Vim Recipes Editing Selecting Text with Motions

Selecting Text with Motions

Problem

You want to define an area of text for a command to operate on without leaving Normal mode.

For example, you want to delete next two words, or reformat the current paragraph.

Solution

In Normal and Visual mode operator commands can be followed by motions which describe what text they should operate on. They can be thought of as a set of directions the operator should use to select text.

For example, you can delete the character under the cursor with x. If you wanted to delete the word fandangle you'd need to press x nine times: once for each character. You could simplify the process by prefixing x with a count: 9x. However, that requires you to know how many characters are in the word, and would be totally impractical if you wanted to delete multiple words at once. Instead you can use the dmotion command which deletes the text selected by motion, as opposed to the character-by-character approach of x. The motion for a word is w, so you can delete the word more easily with dw.

The following table shows some common operators which understand motions.

Operator Action Description
c change Deletes then enters insert mode.
d delete Deletes.
y yank Copies to a register.
gq format Reformats.
> indent Shifts text left.
< unindent Shifts text right.

Here are some common motions:

Command Moves
counth Left count characters.
countl Right count characters.
countj Down count characters.
countk Up count characters.
$ To end of the line.
count$ To end of the line count-1 lines downward.
0 To the first character of the line.
countfchar To the countth occurrence of char to the right.

We can combine operators and motions to select text then operate upon it. Let's look at some examples:

y10h
Copy the previous 10 characters to a register.
d$
Delete from the current character until the end of the line.
c2j
Delete the current line and the one below it, then enter Insert mode.

Discussion

Motions aren't very intelligent. Say you wanted to delete the word This with dw. That works as long as your cursor is over T; if you were on the h, you'd only delete that.

Vim supports additional motions for operating on text objects. One of these is aw (mnemonic: a word) which would do the right thing in both examples above because it considers what object, not character, the cursor over.

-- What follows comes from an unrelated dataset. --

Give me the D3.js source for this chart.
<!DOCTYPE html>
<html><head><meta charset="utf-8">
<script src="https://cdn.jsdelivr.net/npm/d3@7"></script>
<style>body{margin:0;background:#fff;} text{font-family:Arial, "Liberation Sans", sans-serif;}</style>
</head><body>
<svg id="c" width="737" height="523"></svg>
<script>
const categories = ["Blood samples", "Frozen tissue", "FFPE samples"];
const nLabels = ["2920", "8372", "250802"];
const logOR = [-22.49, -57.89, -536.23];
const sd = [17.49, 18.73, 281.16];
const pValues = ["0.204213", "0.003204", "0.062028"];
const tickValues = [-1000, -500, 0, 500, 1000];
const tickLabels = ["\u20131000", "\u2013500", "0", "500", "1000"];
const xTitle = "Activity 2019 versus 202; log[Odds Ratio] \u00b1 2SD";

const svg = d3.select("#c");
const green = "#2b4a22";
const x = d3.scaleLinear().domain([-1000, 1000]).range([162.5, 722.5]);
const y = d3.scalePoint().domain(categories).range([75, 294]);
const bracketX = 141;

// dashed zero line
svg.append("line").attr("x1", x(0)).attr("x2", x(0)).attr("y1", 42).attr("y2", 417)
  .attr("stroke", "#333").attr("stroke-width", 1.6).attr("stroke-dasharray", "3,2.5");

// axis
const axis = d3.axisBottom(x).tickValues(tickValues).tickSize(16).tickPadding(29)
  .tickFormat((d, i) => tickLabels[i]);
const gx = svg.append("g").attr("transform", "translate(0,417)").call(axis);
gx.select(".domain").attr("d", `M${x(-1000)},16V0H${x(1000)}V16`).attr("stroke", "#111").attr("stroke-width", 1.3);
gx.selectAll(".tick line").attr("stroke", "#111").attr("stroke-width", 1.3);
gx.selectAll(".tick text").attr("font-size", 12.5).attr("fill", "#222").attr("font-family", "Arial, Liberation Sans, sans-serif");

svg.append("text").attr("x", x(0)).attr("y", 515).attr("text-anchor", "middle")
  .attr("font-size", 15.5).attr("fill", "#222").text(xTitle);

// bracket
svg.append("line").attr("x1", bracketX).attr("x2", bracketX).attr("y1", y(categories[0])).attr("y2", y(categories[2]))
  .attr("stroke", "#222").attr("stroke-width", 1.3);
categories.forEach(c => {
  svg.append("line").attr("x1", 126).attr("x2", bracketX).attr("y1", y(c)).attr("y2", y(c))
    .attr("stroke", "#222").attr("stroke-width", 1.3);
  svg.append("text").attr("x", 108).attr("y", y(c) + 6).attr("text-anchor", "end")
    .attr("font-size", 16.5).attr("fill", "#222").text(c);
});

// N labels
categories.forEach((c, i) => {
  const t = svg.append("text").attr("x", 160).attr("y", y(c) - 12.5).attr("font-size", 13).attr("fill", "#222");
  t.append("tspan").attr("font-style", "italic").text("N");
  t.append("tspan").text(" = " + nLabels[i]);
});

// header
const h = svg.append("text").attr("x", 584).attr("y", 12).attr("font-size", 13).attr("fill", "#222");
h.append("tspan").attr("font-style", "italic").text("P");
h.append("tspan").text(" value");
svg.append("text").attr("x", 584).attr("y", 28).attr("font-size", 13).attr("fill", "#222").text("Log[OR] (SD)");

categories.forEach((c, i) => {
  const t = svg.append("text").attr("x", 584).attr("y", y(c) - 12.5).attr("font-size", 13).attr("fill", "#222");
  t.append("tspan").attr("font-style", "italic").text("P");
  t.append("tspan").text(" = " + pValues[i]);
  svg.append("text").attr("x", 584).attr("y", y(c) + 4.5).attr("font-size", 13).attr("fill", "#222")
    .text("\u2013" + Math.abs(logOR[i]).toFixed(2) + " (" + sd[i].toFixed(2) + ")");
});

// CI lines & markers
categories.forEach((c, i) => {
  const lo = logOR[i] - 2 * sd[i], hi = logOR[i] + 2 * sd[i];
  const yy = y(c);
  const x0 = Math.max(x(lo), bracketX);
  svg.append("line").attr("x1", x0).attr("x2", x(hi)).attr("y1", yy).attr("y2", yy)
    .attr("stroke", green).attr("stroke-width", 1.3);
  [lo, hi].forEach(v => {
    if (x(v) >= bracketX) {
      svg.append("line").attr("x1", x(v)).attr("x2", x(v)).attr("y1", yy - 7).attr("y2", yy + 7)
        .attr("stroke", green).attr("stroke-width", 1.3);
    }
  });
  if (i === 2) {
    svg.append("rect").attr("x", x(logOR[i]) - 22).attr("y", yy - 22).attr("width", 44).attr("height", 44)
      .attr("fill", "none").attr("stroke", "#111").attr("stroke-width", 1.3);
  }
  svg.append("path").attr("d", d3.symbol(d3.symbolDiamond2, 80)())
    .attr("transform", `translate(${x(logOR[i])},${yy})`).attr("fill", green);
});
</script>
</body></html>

Text object commands are very similar to motions, and can be used with the same operators. They're frequently just a motion command prefixed with either a or i. The a prefix indicates that the whole object will be selected, including white space; the i prefix selects the inner object without white space, or just the white space. A few of the available commands follow:

Command Selects
countaw count words
countiw
countaW count non-blank characters
countiW
countas count sentences
countis
countaB count […] or {…} blocks
countiB
counta" count quoted strings
counti"

So, to delete a paragraph, position your cursor anywhere inside it then hit dap. Delete a paragraph - it even sounds sensibleNo, this is not a bug..

A motion can also be a regular expression, in which case it describes the text matched: extending from the current cursor position to the penultimate character matched by the pattern. The syntax is /pattern: a solidus followed by a regular expression. For example, d/\d deletes from the current character to the first digit, excluding the digit itself.